Write the data below out exactly as it stands. Do not include the pictures.

Data lines:
..............................

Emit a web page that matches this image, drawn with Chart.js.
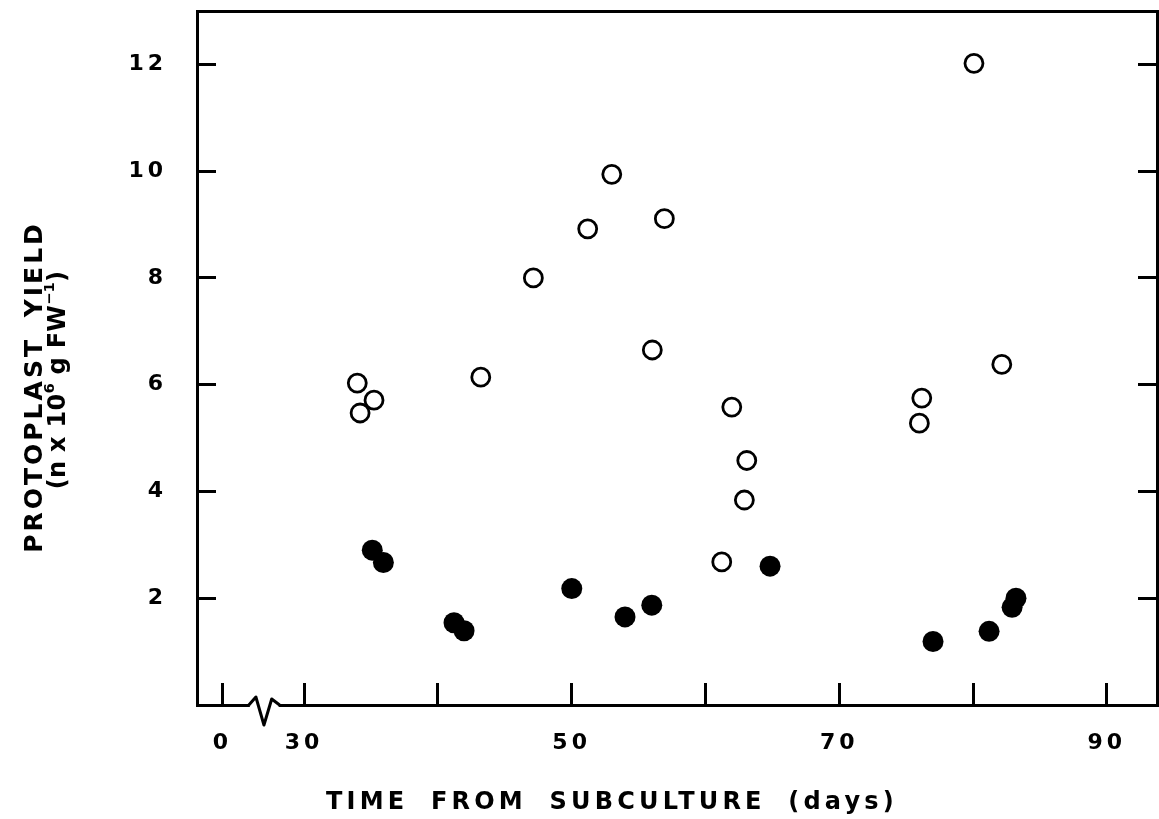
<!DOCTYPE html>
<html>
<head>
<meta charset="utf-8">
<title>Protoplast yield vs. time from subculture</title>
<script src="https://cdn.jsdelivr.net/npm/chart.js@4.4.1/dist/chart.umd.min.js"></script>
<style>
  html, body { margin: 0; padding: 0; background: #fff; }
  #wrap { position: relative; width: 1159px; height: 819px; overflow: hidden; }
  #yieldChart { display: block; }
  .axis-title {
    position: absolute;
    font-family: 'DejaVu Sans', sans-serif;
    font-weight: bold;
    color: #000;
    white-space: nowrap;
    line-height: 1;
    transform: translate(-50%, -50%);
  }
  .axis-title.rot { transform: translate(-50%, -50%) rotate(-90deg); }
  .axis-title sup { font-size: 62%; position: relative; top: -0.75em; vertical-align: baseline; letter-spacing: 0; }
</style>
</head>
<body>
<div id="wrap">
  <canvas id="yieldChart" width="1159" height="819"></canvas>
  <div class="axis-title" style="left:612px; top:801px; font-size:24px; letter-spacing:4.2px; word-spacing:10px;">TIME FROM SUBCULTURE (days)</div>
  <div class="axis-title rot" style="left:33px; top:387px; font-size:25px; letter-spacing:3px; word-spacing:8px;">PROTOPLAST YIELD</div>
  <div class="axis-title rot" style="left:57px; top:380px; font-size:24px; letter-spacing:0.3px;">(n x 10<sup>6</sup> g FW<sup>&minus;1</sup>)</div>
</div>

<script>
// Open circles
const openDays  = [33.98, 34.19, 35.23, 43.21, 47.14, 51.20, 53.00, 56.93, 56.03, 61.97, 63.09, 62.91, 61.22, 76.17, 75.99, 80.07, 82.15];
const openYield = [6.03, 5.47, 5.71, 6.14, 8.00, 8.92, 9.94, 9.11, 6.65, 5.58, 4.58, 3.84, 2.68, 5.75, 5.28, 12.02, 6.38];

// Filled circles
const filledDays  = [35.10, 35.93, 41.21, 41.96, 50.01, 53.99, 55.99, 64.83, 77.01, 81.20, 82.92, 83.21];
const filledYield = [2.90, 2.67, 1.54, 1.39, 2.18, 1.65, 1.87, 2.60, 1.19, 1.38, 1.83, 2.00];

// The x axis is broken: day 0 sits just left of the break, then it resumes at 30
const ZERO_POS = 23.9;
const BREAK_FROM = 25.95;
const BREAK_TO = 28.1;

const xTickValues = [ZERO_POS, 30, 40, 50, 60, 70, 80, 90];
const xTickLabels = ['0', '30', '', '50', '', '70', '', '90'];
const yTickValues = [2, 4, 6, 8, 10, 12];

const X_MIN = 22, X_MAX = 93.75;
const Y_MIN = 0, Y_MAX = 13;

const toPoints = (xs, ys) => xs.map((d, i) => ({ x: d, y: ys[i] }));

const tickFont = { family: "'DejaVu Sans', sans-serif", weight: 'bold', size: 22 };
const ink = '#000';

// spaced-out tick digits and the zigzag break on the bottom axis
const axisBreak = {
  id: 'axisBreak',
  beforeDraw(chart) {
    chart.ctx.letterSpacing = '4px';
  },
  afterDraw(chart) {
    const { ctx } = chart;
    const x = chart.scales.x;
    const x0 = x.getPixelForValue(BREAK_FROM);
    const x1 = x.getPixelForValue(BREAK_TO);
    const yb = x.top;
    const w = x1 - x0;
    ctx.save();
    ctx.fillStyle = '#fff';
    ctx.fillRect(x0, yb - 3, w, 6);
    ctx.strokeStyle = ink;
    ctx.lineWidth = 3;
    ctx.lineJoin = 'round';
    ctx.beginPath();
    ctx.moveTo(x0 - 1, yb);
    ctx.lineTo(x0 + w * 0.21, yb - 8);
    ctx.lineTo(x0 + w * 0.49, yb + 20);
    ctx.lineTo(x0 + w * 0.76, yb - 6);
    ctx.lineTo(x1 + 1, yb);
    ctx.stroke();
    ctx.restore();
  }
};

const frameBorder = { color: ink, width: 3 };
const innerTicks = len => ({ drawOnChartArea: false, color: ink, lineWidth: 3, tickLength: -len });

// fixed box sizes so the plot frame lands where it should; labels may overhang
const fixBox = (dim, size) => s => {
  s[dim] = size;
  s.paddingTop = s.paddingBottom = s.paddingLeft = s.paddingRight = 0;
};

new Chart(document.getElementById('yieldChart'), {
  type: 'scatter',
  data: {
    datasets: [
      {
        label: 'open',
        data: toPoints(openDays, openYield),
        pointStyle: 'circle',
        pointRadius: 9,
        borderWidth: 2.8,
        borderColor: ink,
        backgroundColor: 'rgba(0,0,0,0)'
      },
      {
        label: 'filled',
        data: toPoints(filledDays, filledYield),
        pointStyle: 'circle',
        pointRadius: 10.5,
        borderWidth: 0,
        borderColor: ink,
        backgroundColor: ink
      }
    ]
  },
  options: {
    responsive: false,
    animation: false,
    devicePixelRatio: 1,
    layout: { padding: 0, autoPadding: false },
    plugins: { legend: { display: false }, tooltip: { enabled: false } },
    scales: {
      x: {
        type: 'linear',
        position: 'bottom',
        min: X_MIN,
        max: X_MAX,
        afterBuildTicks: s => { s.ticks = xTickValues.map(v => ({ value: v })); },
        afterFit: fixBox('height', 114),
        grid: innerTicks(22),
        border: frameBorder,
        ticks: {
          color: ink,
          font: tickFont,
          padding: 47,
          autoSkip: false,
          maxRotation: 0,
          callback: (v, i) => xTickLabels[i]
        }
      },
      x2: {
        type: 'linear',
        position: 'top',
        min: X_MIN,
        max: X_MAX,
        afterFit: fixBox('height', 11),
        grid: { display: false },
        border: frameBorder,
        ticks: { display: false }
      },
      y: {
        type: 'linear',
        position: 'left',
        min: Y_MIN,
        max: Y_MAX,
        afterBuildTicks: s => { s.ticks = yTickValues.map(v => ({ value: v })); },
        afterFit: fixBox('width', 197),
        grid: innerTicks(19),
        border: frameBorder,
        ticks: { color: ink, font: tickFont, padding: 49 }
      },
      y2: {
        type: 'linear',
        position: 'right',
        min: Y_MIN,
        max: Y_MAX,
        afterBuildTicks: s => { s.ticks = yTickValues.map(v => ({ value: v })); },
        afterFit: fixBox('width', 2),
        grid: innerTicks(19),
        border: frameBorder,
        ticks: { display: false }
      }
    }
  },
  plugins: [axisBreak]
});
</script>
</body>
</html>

..............................

Exercise output:
Emit a web page that matches this image, drawn with Chart.js.
<!DOCTYPE html>
<html>
<head>
<meta charset="utf-8">
<title>Protoplast yield vs. time from subculture</title>
<script src="https://cdn.jsdelivr.net/npm/chart.js@4.4.1/dist/chart.umd.min.js"></script>
<style>
  html, body { margin: 0; padding: 0; background: #fff; }
  #wrap { position: relative; width: 1159px; height: 819px; overflow: hidden; }
  #yieldChart { display: block; }
  .axis-title {
    position: absolute;
    font-family: 'DejaVu Sans', sans-serif;
    font-weight: bold;
    color: #000;
    white-space: nowrap;
    line-height: 1;
    transform: translate(-50%, -50%);
  }
  .axis-title.rot { transform: translate(-50%, -50%) rotate(-90deg); }
  .axis-title sup { font-size: 62%; position: relative; top: -0.75em; vertical-align: baseline; letter-spacing: 0; }
</style>
</head>
<body>
<div id="wrap">
  <canvas id="yieldChart" width="1159" height="819"></canvas>
  <div class="axis-title" style="left:612px; top:801px; font-size:24px; letter-spacing:4.2px; word-spacing:10px;">TIME FROM SUBCULTURE (days)</div>
  <div class="axis-title rot" style="left:33px; top:387px; font-size:25px; letter-spacing:3px; word-spacing:8px;">PROTOPLAST YIELD</div>
  <div class="axis-title rot" style="left:57px; top:380px; font-size:24px; letter-spacing:0.3px;">(n x 10<sup>6</sup> g FW<sup>&minus;1</sup>)</div>
</div>

<script>
// Open circles
const openDays  = [33.98, 34.19, 35.23, 43.21, 47.14, 51.20, 53.00, 56.93, 56.03, 61.97, 63.09, 62.91, 61.22, 76.17, 75.99, 80.07, 82.15];
const openYield = [6.03, 5.47, 5.71, 6.14, 8.00, 8.92, 9.94, 9.11, 6.65, 5.58, 4.58, 3.84, 2.68, 5.75, 5.28, 12.02, 6.38];

// Filled circles
const filledDays  = [35.10, 35.93, 41.21, 41.96, 50.01, 53.99, 55.99, 64.83, 77.01, 81.20, 82.92, 83.21];
const filledYield = [2.90, 2.67, 1.54, 1.39, 2.18, 1.65, 1.87, 2.60, 1.19, 1.38, 1.83, 2.00];

// The x axis is broken: day 0 sits just left of the break, then it resumes at 30
const ZERO_POS = 23.9;
const BREAK_FROM = 25.95;
const BREAK_TO = 28.1;

const xTickValues = [ZERO_POS, 30, 40, 50, 60, 70, 80, 90];
const xTickLabels = ['0', '30', '', '50', '', '70', '', '90'];
const yTickValues = [2, 4, 6, 8, 10, 12];

const X_MIN = 22, X_MAX = 93.75;
const Y_MIN = 0, Y_MAX = 13;

const toPoints = (xs, ys) => xs.map((d, i) => ({ x: d, y: ys[i] }));

const tickFont = { family: "'DejaVu Sans', sans-serif", weight: 'bold', size: 22 };
const ink = '#000';

// spaced-out tick digits and the zigzag break on the bottom axis
const axisBreak = {
  id: 'axisBreak',
  beforeDraw(chart) {
    chart.ctx.letterSpacing = '4px';
  },
  afterDraw(chart) {
    const { ctx } = chart;
    const x = chart.scales.x;
    const x0 = x.getPixelForValue(BREAK_FROM);
    const x1 = x.getPixelForValue(BREAK_TO);
    const yb = x.top;
    const w = x1 - x0;
    ctx.save();
    ctx.fillStyle = '#fff';
    ctx.fillRect(x0, yb - 3, w, 6);
    ctx.strokeStyle = ink;
    ctx.lineWidth = 3;
    ctx.lineJoin = 'round';
    ctx.beginPath();
    ctx.moveTo(x0 - 1, yb);
    ctx.lineTo(x0 + w * 0.21, yb - 8);
    ctx.lineTo(x0 + w * 0.49, yb + 20);
    ctx.lineTo(x0 + w * 0.76, yb - 6);
    ctx.lineTo(x1 + 1, yb);
    ctx.stroke();
    ctx.restore();
  }
};

const frameBorder = { color: ink, width: 3 };
const innerTicks = len => ({ drawOnChartArea: false, color: ink, lineWidth: 3, tickLength: -len });

// fixed box sizes so the plot frame lands where it should; labels may overhang
const fixBox = (dim, size) => s => {
  s[dim] = size;
  s.paddingTop = s.paddingBottom = s.paddingLeft = s.paddingRight = 0;
};

new Chart(document.getElementById('yieldChart'), {
  type: 'scatter',
  data: {
    datasets: [
      {
        label: 'open',
        data: toPoints(openDays, openYield),
        pointStyle: 'circle',
        pointRadius: 9,
        borderWidth: 2.8,
        borderColor: ink,
        backgroundColor: 'rgba(0,0,0,0)'
      },
      {
        label: 'filled',
        data: toPoints(filledDays, filledYield),
        pointStyle: 'circle',
        pointRadius: 10.5,
        borderWidth: 0,
        borderColor: ink,
        backgroundColor: ink
      }
    ]
  },
  options: {
    responsive: false,
    animation: false,
    devicePixelRatio: 1,
    layout: { padding: 0, autoPadding: false },
    plugins: { legend: { display: false }, tooltip: { enabled: false } },
    scales: {
      x: {
        type: 'linear',
        position: 'bottom',
        min: X_MIN,
        max: X_MAX,
        afterBuildTicks: s => { s.ticks = xTickValues.map(v => ({ value: v })); },
        afterFit: fixBox('height', 114),
        grid: innerTicks(22),
        border: frameBorder,
        ticks: {
          color: ink,
          font: tickFont,
          padding: 47,
          autoSkip: false,
          maxRotation: 0,
          callback: (v, i) => xTickLabels[i]
        }
      },
      x2: {
        type: 'linear',
        position: 'top',
        min: X_MIN,
        max: X_MAX,
        afterFit: fixBox('height', 11),
        grid: { display: false },
        border: frameBorder,
        ticks: { display: false }
      },
      y: {
        type: 'linear',
        position: 'left',
        min: Y_MIN,
        max: Y_MAX,
        afterBuildTicks: s => { s.ticks = yTickValues.map(v => ({ value: v })); },
        afterFit: fixBox('width', 197),
        grid: innerTicks(19),
        border: frameBorder,
        ticks: { color: ink, font: tickFont, padding: 49 }
      },
      y2: {
        type: 'linear',
        position: 'right',
        min: Y_MIN,
        max: Y_MAX,
        afterBuildTicks: s => { s.ticks = yTickValues.map(v => ({ value: v })); },
        afterFit: fixBox('width', 2),
        grid: innerTicks(19),
        border: frameBorder,
        ticks: { display: false }
      }
    }
  },
  plugins: [axisBreak]
});
</script>
</body>
</html>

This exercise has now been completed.